━━ INPUT DATA ━━

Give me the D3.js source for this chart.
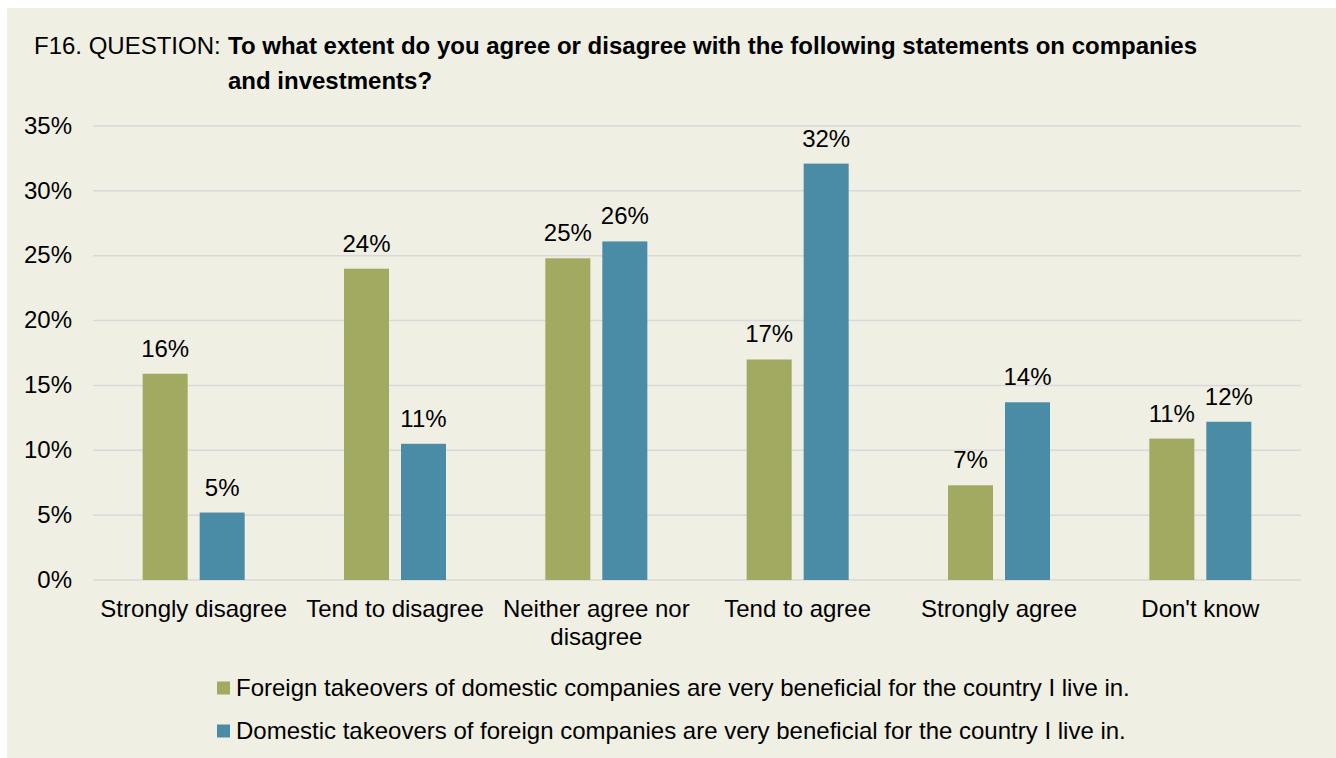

━━━
━━ INPUT DATA ━━

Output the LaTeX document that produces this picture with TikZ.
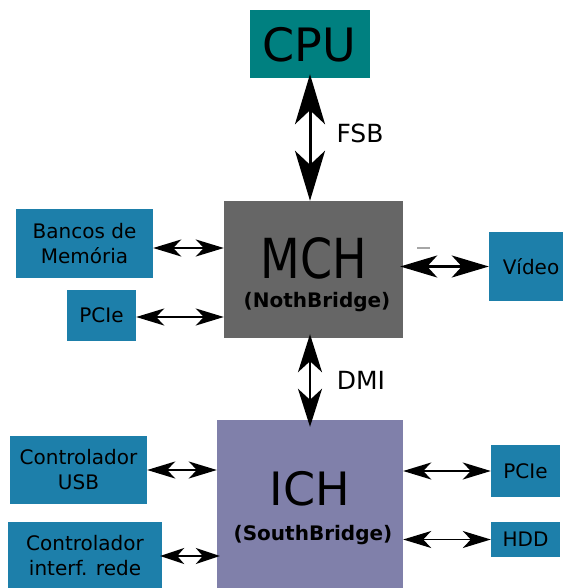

━━━
━━ INPUT DATA ━━

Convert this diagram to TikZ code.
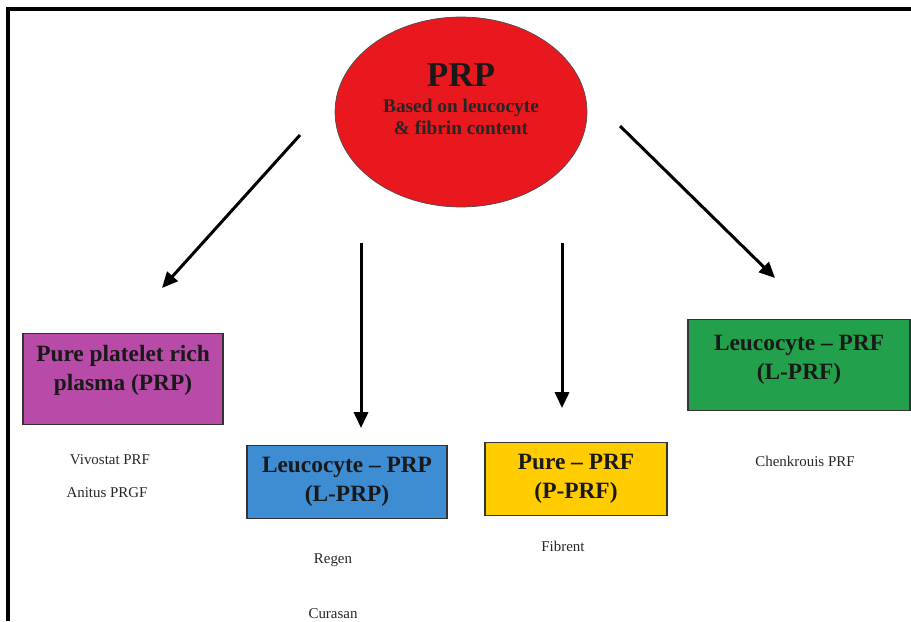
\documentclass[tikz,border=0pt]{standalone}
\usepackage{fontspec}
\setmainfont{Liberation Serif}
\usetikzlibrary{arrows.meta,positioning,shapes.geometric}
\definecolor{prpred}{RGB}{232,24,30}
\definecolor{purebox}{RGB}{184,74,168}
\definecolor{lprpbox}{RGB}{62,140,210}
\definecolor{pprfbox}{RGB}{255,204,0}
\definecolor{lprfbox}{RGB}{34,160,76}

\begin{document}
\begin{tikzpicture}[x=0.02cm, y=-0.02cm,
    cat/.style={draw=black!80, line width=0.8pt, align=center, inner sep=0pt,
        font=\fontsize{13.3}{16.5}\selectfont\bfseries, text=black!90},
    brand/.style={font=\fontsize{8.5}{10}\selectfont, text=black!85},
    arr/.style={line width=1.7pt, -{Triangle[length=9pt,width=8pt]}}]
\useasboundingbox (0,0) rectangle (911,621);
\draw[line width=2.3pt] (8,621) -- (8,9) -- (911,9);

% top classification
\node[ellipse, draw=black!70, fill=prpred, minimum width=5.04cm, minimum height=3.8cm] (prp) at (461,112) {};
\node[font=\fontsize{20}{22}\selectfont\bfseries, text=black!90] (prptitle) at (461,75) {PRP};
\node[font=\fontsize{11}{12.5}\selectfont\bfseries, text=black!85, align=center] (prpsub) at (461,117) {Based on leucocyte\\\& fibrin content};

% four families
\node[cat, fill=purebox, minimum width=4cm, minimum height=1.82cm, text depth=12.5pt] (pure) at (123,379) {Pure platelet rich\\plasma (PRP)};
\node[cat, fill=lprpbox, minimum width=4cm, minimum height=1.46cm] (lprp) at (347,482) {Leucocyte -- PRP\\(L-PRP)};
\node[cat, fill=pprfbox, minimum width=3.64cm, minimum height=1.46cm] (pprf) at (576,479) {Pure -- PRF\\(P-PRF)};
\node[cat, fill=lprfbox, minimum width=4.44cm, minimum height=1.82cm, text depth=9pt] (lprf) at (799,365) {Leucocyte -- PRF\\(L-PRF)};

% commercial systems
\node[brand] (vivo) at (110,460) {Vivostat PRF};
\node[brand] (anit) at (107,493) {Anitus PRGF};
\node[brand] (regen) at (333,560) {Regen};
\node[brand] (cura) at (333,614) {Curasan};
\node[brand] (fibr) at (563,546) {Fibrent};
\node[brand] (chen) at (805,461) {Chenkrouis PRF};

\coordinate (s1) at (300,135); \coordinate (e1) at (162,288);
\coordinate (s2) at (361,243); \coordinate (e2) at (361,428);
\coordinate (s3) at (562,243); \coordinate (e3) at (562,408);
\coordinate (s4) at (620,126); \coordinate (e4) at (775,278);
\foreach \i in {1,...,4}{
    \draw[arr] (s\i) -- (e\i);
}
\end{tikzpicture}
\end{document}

━━━

Scan the listing above for the word "this" and copy every line that holds it.

FULL SOLUTION:
Give me the D3.js source for this chart.
Output the LaTeX document that produces this picture with TikZ.
Convert this diagram to TikZ code.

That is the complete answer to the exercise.